South Sudan: Singer Jal Highlights South Sudan Investment Opportunities

Photo: Facebook
Emmanuel Jal

Juba — Internationally renowned South Sudanese singer, Emmanuel Jal on Friday put aside his recent troubles with the security forces and put on a remarkable performance at the climax of celebrations to mark the International Peace Day in Juba on Saturday.

Jal's "We Want Peace" concert in the South Sudan capital, was hoping to usher in a new chapter of peace in the country's post-conflict era; bringing together business with humanitarian actors, government, the private sector and the diplomatic community as key actors in nation building.

On 8 September Jal was randomly robbed of his phone and beaten unconscious by South Sudanese police, an act he described as "sad" and "ironic" considering the work he has done to promote peace and human rights in young nation.

Jal told Sudan Tribune after the attack that he was undeterred by the incident and will continue with his advocacy work to ensure his message of peace "freedom, equality and justice" is heard in South Sudan.

"I am swollen, but recovering, and thank all the fans and supporters for their well wishes," he said in a statement, issued through his media relations manager, Rozan Ahmed.

The We Want Peace movement, which began in 2010, mainly advocates for protection and justice focusing on, but not exclusive to, newly independent South Sudan, and Sudan.

The campaign is backed by notable political figures such as former US President Jimmy Carter and the former UN Secretary General Kofi Annan, as well as celebrities such as singer, Alicia Keys and actor George Clooney, who has played a prominent role in US-based advocacy regarding war in Darfur and more recently South Sudan's independence and the ongoing conflict in Nuba Mountains and the Blue Nile regions of Sudan.

South Sudan Vice President, Riek Machar, while speaking at a high profile WWP business gala, said Jal's campaign is a beacon of peace South Sudan, a country which has suffered decades of civil war.

"I appreciate all those who have supported Emmanuel Jal and his We Want Peace team.
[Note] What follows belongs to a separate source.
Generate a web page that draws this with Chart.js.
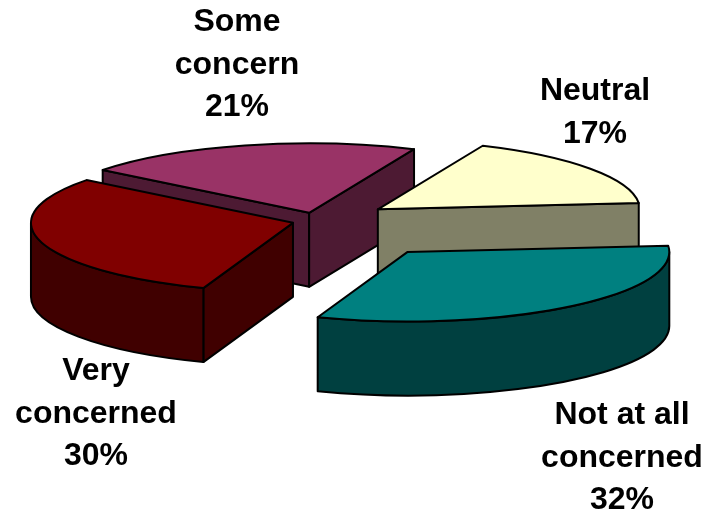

This shows me that as a business in South Sudan, you care. You care about our country, and its peaceful development," said Machar, during the gala organized a day before the concert.

South Sudan, the Vice President said, is Africa's next destination for investment, while lauding the famous South Sudanese singer's efforts in ensuring the people invest responsibly, describing it as a "noble" one.

Barnaba Marial Benjamin, South Sudan's information minister equally commended Jal's efforts in highlighting existing obstacles and celebrating the necessity in sustaining peace in the new nation.

Jal, who performed alongside legendary hip hop singer, Darryl "DMC" McDaniels, also signaled the need for peace, which he said enhances the atmosphere for real investment and sustainable development.

"Peace equals justice, equality and freedom for all, this includes corporate social responsibility, which all businesses in South Sudan have a role in fulfilling...they too play a crucial part in the country's stability," he said.

In October 2011, Jal received the Common Ground Award in Washington DC, previously awarded to the likes of Desmond Tutu and Mohammad Ali, for his dedication to peace building.

In April this year, he was nominated as a Young Global Leader for the World Economic Forum, and in June, performed at the G20 summit in Mexico.

The hip-hop star, however, condemned the rampant "abuse" of power in South Sudan saying it should not be tolerated at any level. The practice of tribalism, police brutality, corruption and other problems of de-stabilization, he said, must be highlighted and stopped, if the young nation is to make any progress.

Lam Tugwar, the chairperson for South Sudan Artist Association (SSAA) on Tuesday said he was equally disappointed on learning about the abuse Jal suffered earlier this month at hands of law enforcement officers.

"Personally, I could not believe that such things involving Police brutality are still happening in South Sudan and we strongly condemn such acts," Lam told Sudan Tribune by phone.

However said Lam said that the issue should have been raise at local level instead of using social networking sites like Twitter and Facebook to spread word of the incident, which he said portrayed the new nation in bad light.

"We are a young nation and as you know things are just improving," he said.

Jal was en route to the Gatwich guesthouse in the outskirts of Juba when he was stopped by police and robbed of his mobile phone, while a group of approximately 15 police and national security officers looked on, according to reports.

Despite being saddened by the incident, Jal remains upbeat about his home-country adding in a statement after the incident: "I am releasing this statement because I was raised in an environment where speaking out against injustice is always considered a route for peace. Let us continue to put a spotlight on such dark issues, for it is the best solution in paving a way for our bright future".